Equilibrium Simplified Chemistries for H2O and CO in three-phase astrochemical models

TL;DR

This paper develops and validates simplified equilibrium chemical models for CO and H2O in astrochemical environments, enabling fast and accurate abundance calculations in complex, evolving three-phase gas-grain systems.

Contribution

The study provides updated analytical equilibrium solutions for CO and H2O that account for ice desorption and inert reservoirs, matching detailed models within a factor of two.

Findings

Analytical solutions closely match detailed models.

Solutions remain accurate during rapid dynamical changes.

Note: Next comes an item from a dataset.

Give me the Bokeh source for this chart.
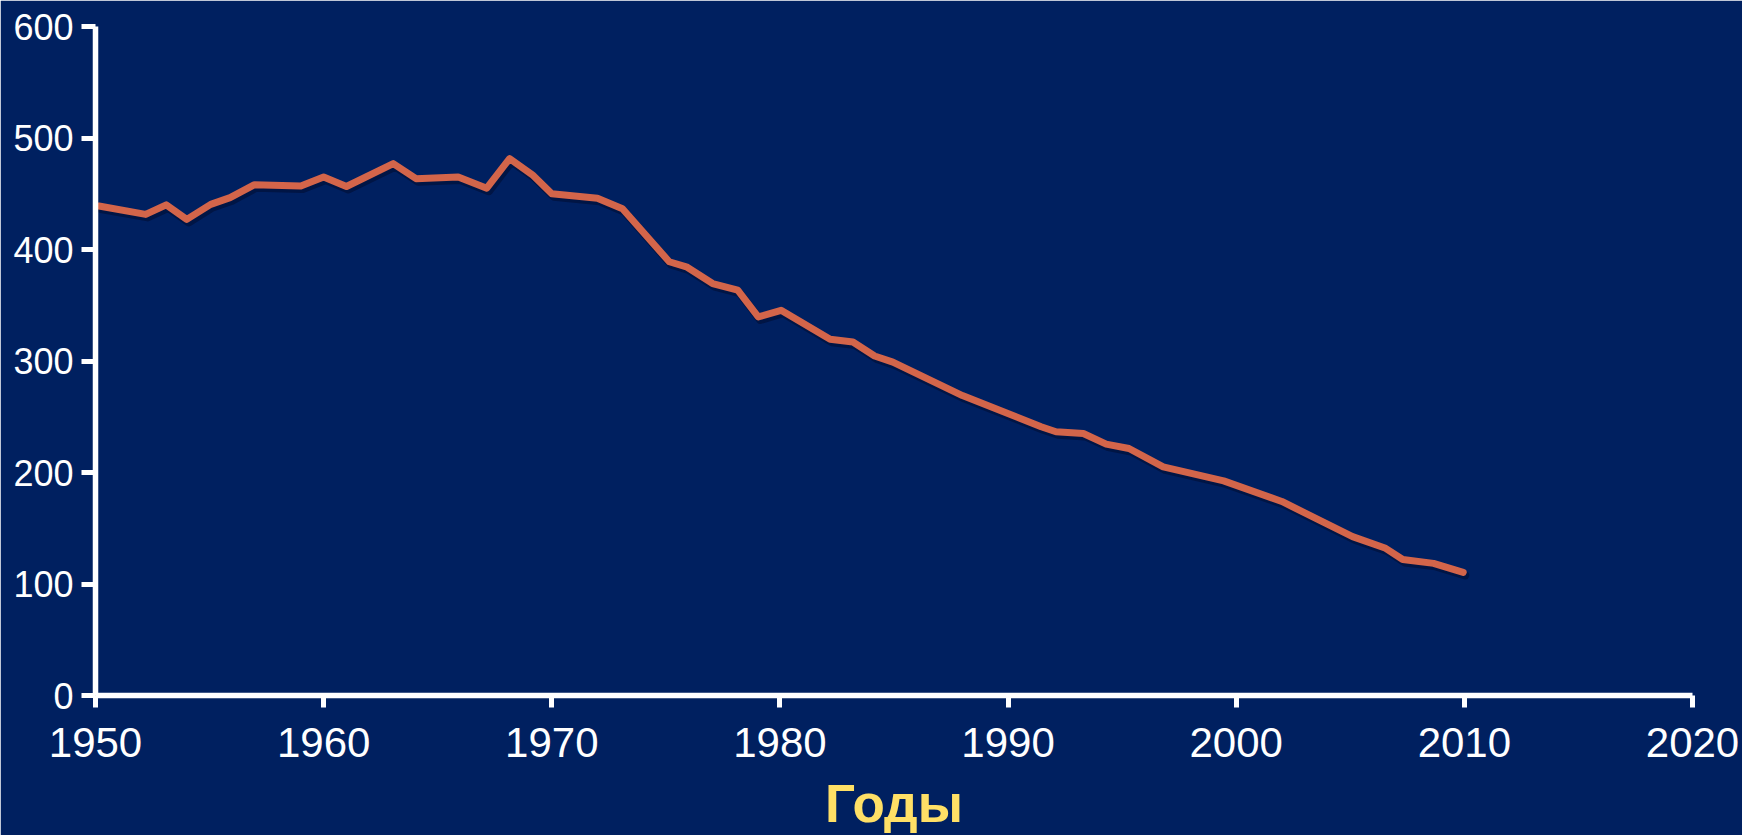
from bokeh.plotting import figure
from bokeh.models import Range1d, FixedTicker, LinearAxis
from bokeh.embed import file_html
from bokeh.resources import INLINE

# Data
years = [1950.15, 1952.2, 1953.1, 1954.0, 1955.05, 1955.9, 1956.95, 1959.0, 1960.0, 1961.0,
         1963.05, 1964.05, 1965.9, 1967.15, 1968.15, 1969.15, 1970.0, 1972.0, 1973.1, 1975.15,
         1975.9, 1977.05, 1978.15, 1979.05, 1980.05, 1982.2, 1983.2, 1984.15, 1984.95, 1988.0,
         1991.45, 1992.1, 1993.3, 1994.3, 1995.3, 1996.8, 1999.45, 2002.0, 2005.1, 2006.55,
         2007.3, 2008.65, 2009.95]
values = [439, 431.5, 440, 427, 440.5, 446.5, 458, 457, 465, 456.5,
          477, 463.5, 465, 455, 481.5, 467, 450, 446, 436.5, 389,
          384.5, 369.5, 363.5, 339.5, 345.5, 319.5, 317, 304.5, 299, 269,
          241, 236.5, 235, 225.5, 221.5, 205, 192.5, 174, 142.5, 132,
          122, 118.5, 110.5]

x_ticks = [1950, 1960, 1970, 1980, 1990, 2000, 2010, 2020]
y_ticks = [0, 100, 200, 300, 400, 500, 600]
x_title = "Годы"

BG = "#002060"
FONT = "Liberation Sans"

p = figure(width=1742, height=835, output_backend="svg", toolbar_location=None,
           x_range=Range1d(1950, 2020), y_range=Range1d(0, 600),
           x_axis_location=None, y_axis_location=None,
           min_border_left=95, min_border_right=50, min_border_top=26, min_border_bottom=139)
p.background_fill_color = BG
p.border_fill_color = BG
p.outline_line_color = BG
p.outline_line_width = 2
p.xgrid.visible = False
p.ygrid.visible = False

# shadow ranges (shifted a few pixels down/right)
p.extra_x_ranges = {"sx": Range1d(1950 - 0.09, 2020 - 0.09)}
p.extra_y_ranges = {"sy": Range1d(0 + 2.7, 600 + 2.7)}

xaxis = LinearAxis(ticker=FixedTicker(ticks=x_ticks))
yaxis = LinearAxis(ticker=FixedTicker(ticks=y_ticks))
for ax in (xaxis, yaxis):
    ax.axis_line_color = "white"
    ax.axis_line_width = 5.5
    ax.major_tick_line_color = "white"
    ax.major_tick_line_width = 5
    ax.major_tick_in = 0
    ax.minor_tick_line_color = None
    ax.major_label_text_color = "white"
    ax.major_label_text_font = FONT
xaxis.major_tick_out = 12
xaxis.major_label_text_font_size = "42px"
xaxis.major_label_standoff = 20
xaxis.axis_label = x_title
xaxis.axis_label_text_font = FONT
xaxis.axis_label_text_font_size = "53px"
xaxis.axis_label_text_font_style = "bold"
xaxis.axis_label_text_color = "#FFE066"
xaxis.axis_label_standoff = 14
yaxis.major_tick_out = 14
yaxis.major_label_text_font_size = "36px"
yaxis.major_label_standoff = 8
p.add_layout(xaxis, "below")
p.add_layout(yaxis, "left")

# shadow
p.line(years, values, line_color="#000a2a", line_alpha=0.5, line_width=8,
       line_join="round", line_cap="round", x_range_name="sx", y_range_name="sy")
# main line
p.line(years, values, line_color="#D3654A", line_width=7, line_join="round", line_cap="round")

open("out.html", "w").write(file_html(p, INLINE))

Recommended for fast abundance calculations in cold molecular environments.

Abstract

Astrochemical models can be greatly simplified, with obvious computational advantages, if the reaction networks for key species can be reduced to a bare minimum. In addition, if chemical equilibrium holds, then simple analytical solutions can be formulated. These have particular advantages in the application to complex models evolving over multi-point spatial grids. In this study, the equilibrium solutions to highly simplified chemical networks for CO and H2O have been re-assessed with particular attention to the formulation of the ice desorption rates in the context of 'three-phase' gas-grain astrochemical models. The analytical solutions have also been updated to account for the chemically inert reservoir of molecules below the surface ice layers, and to include the effects of reactive desorption. We find that a very close match is obtained to the results from detailed three-phase models of the time-dependent astrochemistry, and the abundances are typically accurate to within a factor of two over the entire range of densities and extinction that are applicable to dense clouds and young star-forming regions. In addition, these solutions give accurate results over most of the range of conditions even for systems undergoing rapid dynamical evolution. Although there are some caveats of applicability, we therefore recommend that these solutions be used in models of cold molecular environments where the rapid calculation of the abundances of CO, H2O and atomic coolants is helpful.